Tuve suerte, entré en García Márquez por uno de sus mejores libros, La
increíble y triste historia de la cándida Eréndira y su abuela desalmada. Lo recibí como regalo de cumpleaños -19- y aún lo conservo, gastado y bello, en su
sencillez y buen diseño, de Barral Editores, 1972. Carlos Barral, escritor,
poeta, navegante, miembro de la gauche divine barcelonesa y al que todos
los lectores debemos agradecimiento, pues amplió enormemente el panorama literario español editando a
jóvenes autores de aquende (como Juan Marsé) y, sobre todo, de allende:
Cortázar, Bryce Echenique, Vargas Llosa… Y García Márquez.
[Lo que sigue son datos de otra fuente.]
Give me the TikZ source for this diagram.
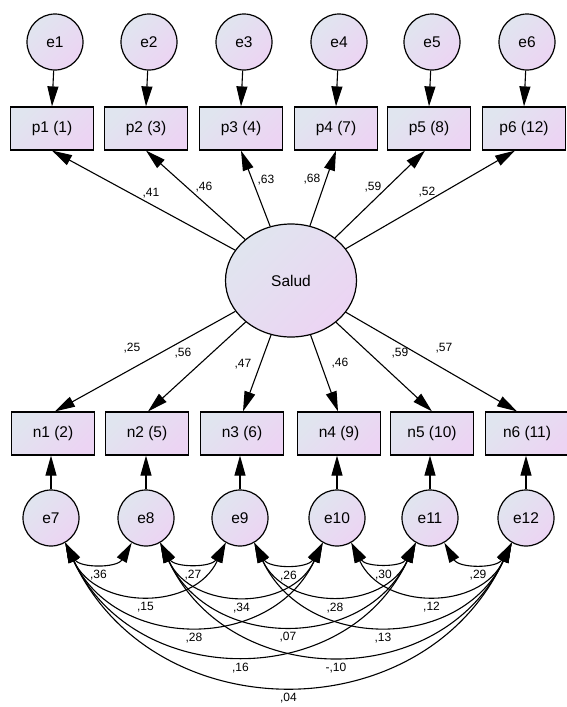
\documentclass[tikz,border=0pt]{standalone}
\usepackage{fontspec}
\setmainfont{Liberation Sans}
\usetikzlibrary{arrows.meta,shapes.geometric}
\definecolor{fillA}{RGB}{224,229,239}
\definecolor{fillB}{RGB}{236,212,243}
\tikzset{
  shadefill/.style={top color=fillA, bottom color=fillB, shading angle=45},
  boxfont/.style={font=\fontsize{15.5}{18}\selectfont},
  errvar/.style={circle, draw, line width=1.2pt, shadefill, minimum size=56pt, inner sep=0pt, boxfont},
  factor/.style={ellipse, draw, line width=1.2pt, shadefill, minimum width=131pt, minimum height=113pt, inner sep=0pt, boxfont},
  item/.style={rectangle, draw, line width=1.2pt, shadefill, minimum width=83pt, minimum height=43pt, inner sep=0pt, boxfont},
  tip/.tip={Triangle[length=20pt,width=11pt]},
  regress/.style={line width=1.1pt, -tip},
  cov/.style={line width=1.1pt, tip-tip},
  near/.style={out=-60, in=-120, looseness=1.13},
  far/.style={out=-65, in=-115, looseness=1.2},
  coef/.style={font=\fontsize{12}{14}\selectfont, inner sep=0pt},
}
\begin{document}
\begin{tikzpicture}[x=1pt, y=1pt]
\path[use as bounding box] (0,0) rectangle (567,-707);

% latent factor
\node[factor] (S) at (291,-280.5) {Salud};

% upper indicators and their errors
\foreach \i/\x/\ex/\t in {1/52/55/p1 (1), 2/146/149/p2 (3), 3/241/244/p3 (4),
                          4/336/339/p4 (7), 5/429/432/p5 (8), 6/524/527/p6 (12)} {
  \node[item] (p\i) at (\x,-128.5) {\t};
  \node[errvar] (e\i) at (\ex,-42) {e\i};
  \draw[regress] (e\i) -- (p\i.north);
}

% lower indicators and their errors
\foreach \i/\x/\ex/\t in {1/53/51/n1 (2), 2/147/146/n2 (5), 3/242/240/n3 (6),
                          4/339/337/n4 (9), 5/432/430/n5 (10), 6/527/526/n6 (11)} {
  \pgfmathtruncatemacro{\k}{\i+6}
  \node[item] (n\i) at (\x,-433.5) {\t};
  \node[errvar] (e\k) at (\ex,-518) {e\k};
  \draw[regress] (e\k) -- (e\k |- n\i.south);
}

% loadings on the upper items
\draw[regress] (S) -- (p1.south);
\draw[regress] (S) -- (p2.south);
\draw[regress] (S) -- (p3.south);
\draw[regress] (S) -- (p4.south);
\draw[regress] (S) -- ([xshift=-4pt]p5.south);
\draw[regress] (S) -- ([xshift=-9pt]p6.south);
\node[coef] (w1) at (151,-193) {,41};
\node[coef] (w2) at (204,-187) {,46};
\node[coef] (w3) at (266,-180) {,63};
\node[coef] (w4) at (312,-179) {,68};
\node[coef] (w5) at (373,-187) {,59};
\node[coef] (w6) at (427,-192) {,52};

% loadings on the lower items
\draw[regress] (S) -- ([xshift=2pt]n1.north);
\draw[regress] (S) -- ([xshift=1pt]n2.north);
\draw[regress] (S) -- ([xshift=1pt]n3.north);
\draw[regress] (S) -- ([xshift=-1pt]n4.north);
\draw[regress] (S) -- (n5.north);
\draw[regress] (S) -- ([xshift=-10pt]n6.north);
\node[coef] (v1) at (132,-348) {,25};
\node[coef] (v2) at (183,-353) {,56};
\node[coef] (v3) at (243,-364) {,47};
\node[coef] (v4) at (340,-363) {,46};
\node[coef] (v5) at (400,-353) {,59};
\node[coef] (v6) at (444,-348) {,57};

% error covariances
\draw[cov] (e7.-60)  to[near] node[coef, midway, below=8pt] (c1) {,36} (e8.-120);
\draw[cov] (e8.-60)  to[near] node[coef, midway, below=8pt] (c2) {,27} (e9.-120);
\draw[cov] (e9.-60)  to[near] node[coef, midway, below=8pt] (c3) {,26} (e10.-120);
\draw[cov] (e10.-60) to[near] node[coef, midway, below=8pt] (c4) {,30} (e11.-120);
\draw[cov] (e11.-60) to[near] node[coef, midway, below=8pt] (c5) {,29} (e12.-120);

\draw[cov] (e7.-60)  to[far] node[coef, midway, below=8pt] (c6) {,15} (e9.-120);
\draw[cov] (e8.-60)  to[far] node[coef, midway, below=8pt] (c7) {,34} (e10.-120);
\draw[cov] (e9.-60)  to[far] node[coef, midway, below=8pt] (c8) {,28} (e11.-120);
\draw[cov] (e10.-60) to[far] node[coef, midway, below=8pt] (c9) {,12} (e12.-120);

\draw[cov] (e7.-60)  to[far] node[coef, midway, below=8pt] (c10) {,28} (e10.-120);
\draw[cov] (e8.-60)  to[far] node[coef, midway, below=8pt] (c11) {,07} (e11.-120);
\draw[cov] (e9.-60)  to[far] node[coef, midway, below=8pt] (c12) {,13} (e12.-120);

\draw[cov] (e7.-60)  to[far] node[coef, midway, below=8pt] (c13) {,16} (e11.-120);
\draw[cov] (e8.-60)  to[far] node[coef, midway, below=8pt] (c14) {-,10} (e12.-120);

\draw[cov] (e7.-60)  to[far] node[coef, midway, below=8pt] (c15) {,04} (e12.-120);
\end{tikzpicture}
\end{document}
Una joya humilde, un libro vivo porque siempre que lo releo
le descubro sabores nuevos, aunque lo que me propongo ahora es recordar aquella
primera lectura, la sorpresa encantada, mi alegría al descubrir un mundo nuevo
y, sin embargo, inexplicablemente presentido.
Lo primero que me impresionó fue el título, largo y sabroso,
evocador de atmósferas cargadas donde conviven inocencias junto a
perversidades. Lo segundo, el nombre de Eréndira y los que siguieron:
Pelayo y Elisenda, Catarino, Ulises, Pancho Aparecido, los Amadises… En una mezcla evocadora e impredecible entre romances trovadorescos, tragedias griegas y
pueblo amerindio.
Y lo que formó el
meollo de mi asombro: el tratamiento de lo insólito como hecho normal; la total ausencia de respingos y alharacas
ante milagros, sinrazones y maravillas;
la disolución de fronteras entre realidad y sueño. A mi entender este carácter
distintivo del realismo mágico impide tanto la moraleja como la denuncia: sentido sí. Verdad, también; en concreto, la
cándida Eréndira contiene toda la verdad
del mundo pero en ningún momento constituye una diatriba contra la prostitución
infantil. Y esta falta de moralidad explícita también impresionó mi alma
lectora.
Otra enorme sorpresa: la novedad de las descripciones, si
podían llamarse así, porque yo nunca me había encontrado con una “enorme mansión de argamasa lunar” ni pisado
ninguna casa “oscura y abigarrada, con muebles frenéticos y estatuas de césares
inventados”.
Pero lo más extraño fue mi curiosa reacción, que continúa y aún no
comprendo : desde las primeras frases
sentí una injustificada familiaridad con aquel mundo y sus personajes; en
especial, los derrotados, los humildes, alzaron su vida ante mí como
hermanos presentidos. Nunca me he identificado con García Márquez, pero sí con Eréndira y el joven Ulises, con el
hombre muy viejo de alas muy grandes, con
el fotógrafo que cruza el desierto a lomos de bicicleta; con el hermoso ahogado
que no puede sino llamarse Esteban y la niña que se convirtió en araña por
desobedecer a sus padres.
Gentes errabundas, que viven, trabajan, mueren, sin darle
mayor importancia; que ponen en juego una imaginación sin límites para comer
cada día. Cercanas, entrevistas, como si yo en alguna otra vida, sin duda
onírica, hubiera contemplado ese reverbero
de gentes, magias, milagros y crímenes,
hojas revueltas que se lleva el viento. El Macondo de la abundancia que
en un instante se transforma en podredumbre. ¿Acaso Macondo vive en nosotros
aún antes de leerlo? ¿O Gabriel García Márquez escribe tan endemoniadamente
bien que nos produce esa sensación? En cualquier caso, misterio y magia que le
debemos.
Sensaciones inconfundibles, de poder tocar, oler, sentir...magia si, magia. Enhorabuena.